How to Build a Fire: Survival

October 26, 2018
8pm

STORYTELLERS:
JP Howard
Rachel Rear
Alexander Cavaluzzo
Kalyaní-Aindrí Sánchez

Artist Khaled Jarrar explores the impact of modern-day power struggles on ordinary citizens while seeking to maximize the social potential of artistic interventions. The act of selling his blood on Wall Street, where so many have sold their souls, or had them stolen, for the pursuit of wealth is such a heavily loaded and controversial act, exhibiting his strong connection to his social justice work.

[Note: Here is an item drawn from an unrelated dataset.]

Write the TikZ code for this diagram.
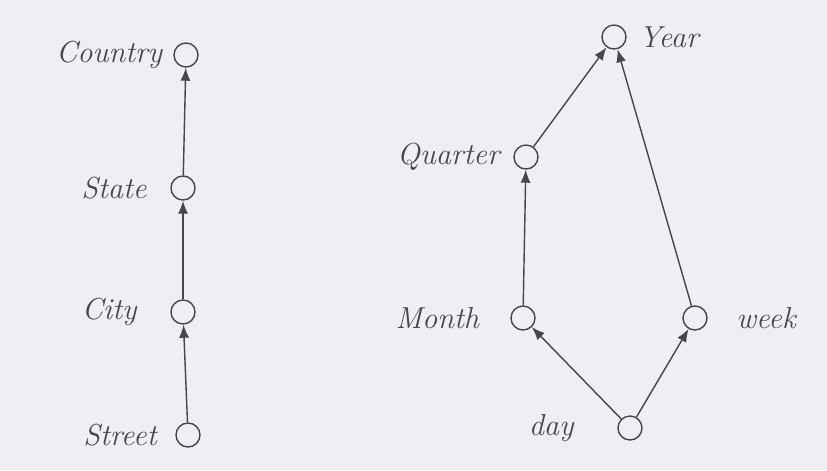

What does it means to commodify the body (blood & skin) for profit, survival, to promote an agenda, to be noticed? What does it mean to own a piece of a person? buy someone’s blood? Why would one want to? Who might actually? The idea of sacrifice – being a martyr vs. selling out; the thin line between prosperity and poverty. What isolated you from prosperity – racial and ethnic identity? trauma and struggle? gender? What did isolation/alienation look/feel like – corruption, militarized societies, gendered spaces of violence, profit from war, political conflict? forgotten neighborhoods? Have you ever experienced being under military occupation/power? Did you ever feel the individual responsibility to do something in places of conflict? What did you do to deal with the feeling of alienation? did you create?

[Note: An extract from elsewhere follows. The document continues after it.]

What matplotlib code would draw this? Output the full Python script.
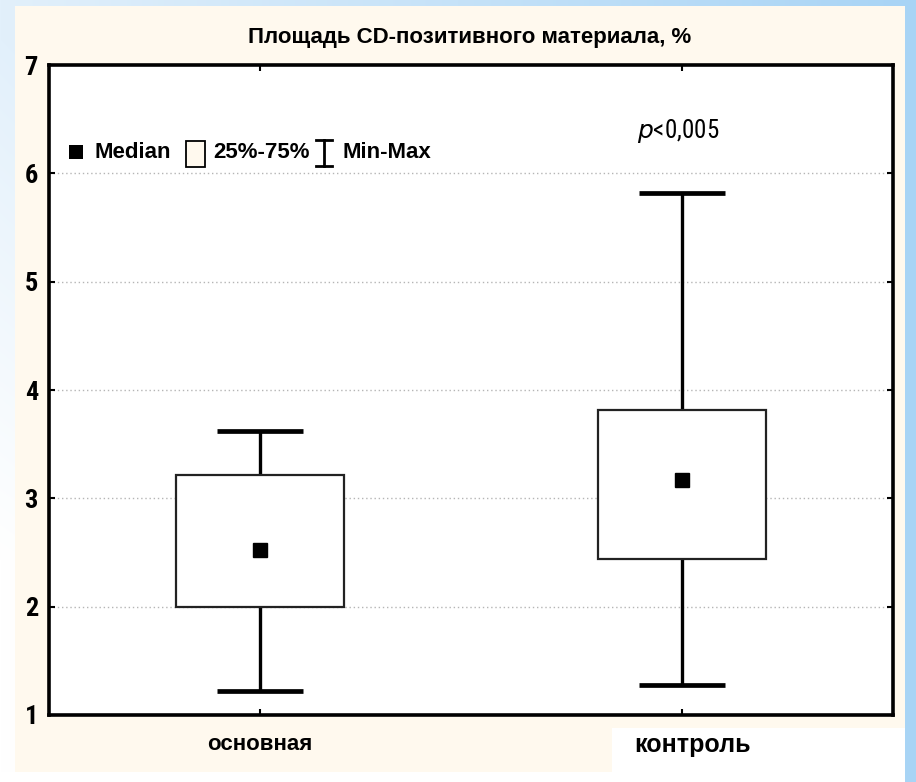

Created five years ago, How to Build a Fire is a community storytelling series where a diverse group of individuals share real-life, personal narratives centered around a different theme each month. At times funny, at times sad, their stories weave together a broad illustration of the human experience. How to Build a Fire takes place at Open Source Gallery -a welcoming, nurturing, intimate, safe environment- where, monthly, one can see a new exhibition installed by an array of up-and-coming and established visual artists. Every year, poet and event founder Terence Degnan partners with Open Source Gallery to select two new co-hosts/curators of “HTBAF.” This year’s curators are poets Shafina Ahmed and Phillip J. Ammonds.